Friday, July 15, 2011

本棚を整理する「意味」

付け加えておくのを忘れた。私がいるのは、地方の・小さな・私立大学であることを忘れないでおいてもらいたい。大学院が事実上ないに等しい、そのような状況下にあって、学生に、アルバイトではなしに、蔵書の整理をすることの「意義」を理解してもらい、「同意」してもらうことがどれほど大変なことか。例外的なことか。

「勉強」というもの自体に疎外感を覚えている学生が圧倒的多数の大学において、研究の面白さを、それでもなお、伝えようとすることの難しさ。

うちの大学のみならず、最近は学生も教員もとりわけtrustとfriendlinessを混同しやすい。
(この件については、2009年12月4日の項を参照していただきたい。)

ゼミでお菓子を振る舞ってみたり、飲み会で学生との親近感をアピールしてみたり、なんとか学生を勉強のほうへ向けようと必死である。その気持ちは痛いほどよく分かる。私たちはそれほどまでに瀬戸際に追い詰められている。

だが、私は自分に禁欲を課す。絶対に物では釣らない。仲良さ(friendliness)でも釣らない。仲良くなってから勉強させるのではない。彼らが自分から勉強してはじめて、先生に少し近づける可能性が与えられるのだ。
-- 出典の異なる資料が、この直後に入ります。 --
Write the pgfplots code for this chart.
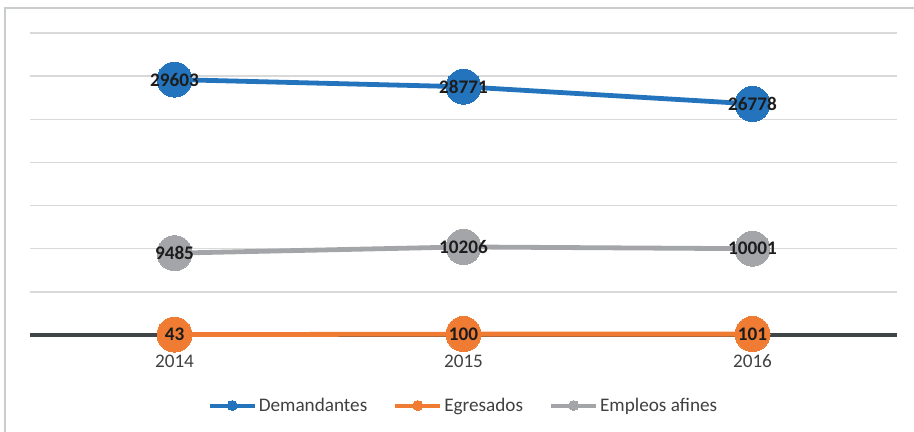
\documentclass[border=0pt]{standalone}
\usepackage{pgfplots}
\pgfplotsset{compat=1.18}
\usepackage{fontspec}
\setmainfont{Carlito}
\definecolor{cBlue}{HTML}{2374BD}
\definecolor{cOrange}{HTML}{F07B33}
\definecolor{cGray}{HTML}{A3A5A8}
\definecolor{cGrid}{HTML}{D9D9D9}
\definecolor{cAxis}{HTML}{404548}
\definecolor{cText}{HTML}{404040}
\definecolor{cLab}{HTML}{1C1C1C}
\definecolor{cBorder}{HTML}{C9CDCD}
\newcommand\lbl{\fontsize{19.2bp}{23bp}\selectfont}
\pgfplotsset{ser/.style={color=#1, line width=4.8bp, mark=*, mark size=17.5bp,
  mark options={fill=#1, draw=#1, line width=0pt},
  point meta=explicit symbolic, nodes near coords,
  every node near coord/.append style={anchor=center, font=\lbl\bfseries, text=cLab}}}
\begin{document}
\begin{tikzpicture}
\useasboundingbox (0,0) rectangle (914bp,432bp);
\draw[color=cBorder, line width=1.6bp] (5bp,0bp) -- (5bp,424bp) -- (914bp,424bp);
\begin{axis}[
  at={(30bp,97bp)}, anchor=south west,
  scale only axis, width=867bp, height=302bp,
  xmin=-0.5, xmax=2.5, ymin=0, ymax=35000,
  xtick={0,1,2}, xticklabels={2014,2015,2016},
  ytick={5000,10000,...,35000}, yticklabels={},
  scaled y ticks=false,
  ymajorgrids, grid style={color=cGrid, line width=1.3bp},
  axis x line=bottom, axis y line=left,
  x axis line style={draw=none, opacity=0},
  every outer x axis line/.append style={draw=none, opacity=0},
  y axis line style={draw=none, opacity=0},
  major tick length=0pt,
  xticklabel style={font=\lbl, text=cText, yshift=-16.5bp},
  clip=false,
  legend columns=3,
  legend style={draw=none, fill=none, at={(0.5,-0.2335)}, anchor=center,
    font=\lbl, text=cText,
    /tikz/every odd column/.append style={column sep=0bp},
    /tikz/every even column/.append style={column sep=24bp}},
  legend image code/.code={\draw[mark repeat=2,mark phase=2,#1,mark size=5bp,line width=4bp] plot coordinates {(0bp,0bp) (22.5bp,0bp) (45bp,0bp)};},
]
\addplot[color=cAxis, line width=3bp, no marks, forget plot] coordinates {(-0.5,0) (2.5,0)};
\addplot[ser=cBlue]
  table[meta=l] {
x y l
0 29603 29603
1 28771 28771
2 26778 26778
};
\addlegendentry{Demandantes}
\addplot[ser=cOrange]
  table[meta=l] {
x y l
0 43 43
1 100 100
2 101 101
};
\addlegendentry{Egresados}
\addplot[ser=cGray]
  table[meta=l] {
x y l
0 9485 9485
1 10206 10206
2 10001 10001
};
\addlegendentry{Empleos afines}
\end{axis}
\end{tikzpicture}
\end{document}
私はこれまで三年間、一度も学生と飲みに行ったことがなかった。一度も彼らの勉強ぶりに満足したことがなかったからである。今年初めてゼミの打ち上げに行くことにした。彼らはライプニッツの『モナドロジー』という難物に、それぞれなりのレベルでかなり頑張って食らいついたと思う。一学期間で30節までしか進まなかったが(笑)、モナド論をプラトンの想起説と比較し、アリストテレスの質料形相論と比較し、曲がりなりにも哲学書を「読む」という経験を共有できた。だから私は、打ち上げを提案した。教師と学生のあるべき関係とはそのようなものだ。

このゼミが私にとってのみならず、私の大学にとって、地方の小さな私立大学にとって、どれほど貴重なものか、敷かれたレールに順調に乗ってきた人々には分かるまい。